Hari kelulusan tiba. Saatnya saya menyelesaikan apa yang harus saya selesaikan di tahap ini. Besok, sekolah, teman-teman sekelas beserta ceritanya adalah kenangan. Dan saya tidak mau meninggalkan kenangan buruk karena suatu hal yang tidak terselesaikan.

Dia duduk sendiri saat itu. Teman-teman yang lain sibuk berfoto. Saya ingin sekali berfoto bersamanya. Dia teman sebangku saya yang terbaik selama ini. Iya, teman sebangku.

Saya menghampirinya. Memberanikan diri untuk memegang bahunya. Dia menoleh dengan mata sendu seperti biasanya setelah kejadian itu.

”Kamu masih marah sama aku?” saya mengeluarkan suara.
Dia menggeleng pelan.
“Aku minta maaf... aku Cuma berpikir kalau Vanya itu anak yang cantik, baik dan pinter pasti cocok sama kamu yang...”
“Udah, Sa.. aku enggak mau bahas Vanya” potongnya.

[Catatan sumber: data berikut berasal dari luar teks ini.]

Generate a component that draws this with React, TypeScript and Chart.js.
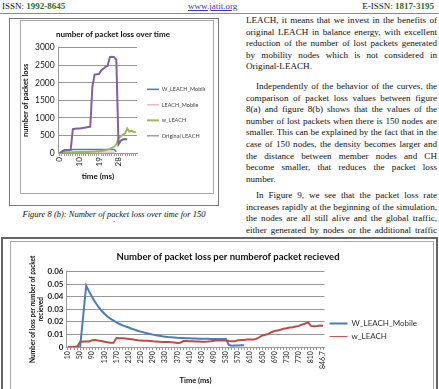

Singkat.
“Aku minta maaf...” sekali lagi, kali ini saya lakukan sambil tertunduk
“Iya... aku juga minta maaf...”
Kemudian dia berdiri dan pergi tanpa sepatah kata perpisahan. Saya diam. Saya yakin dia tidak pernah benar-benar memaafkan saya. saya berbalik dan melangkah pergi berjalan berlawannan arah darinya...
“Sa...” panggilnya, sontak membuat saya menoleh kepadanya.
“Ya..”
“Maaf ya... Maaf kalau selama ini aku jahat sama kamu... aku Cuma sedih, perempuan yang aku suka malah ngejodohin aku sama perempuan lain.”
Kemudian dia kembali berbalik dan berjalan denghan tenang meninggalkan saya. tanpa pernah menoleh lagi.
saya terdiam. Dia semakin jauh dan menghilang.
Ini hari kelulusan. Seperti yang telah saya katakan; Besok, sekolah, teman-teman sekelas beserta ceritanya adalah kenangan, begitu juga dia--teman sebangku dan ... orang pertama yang membuat saya jatuh cinta.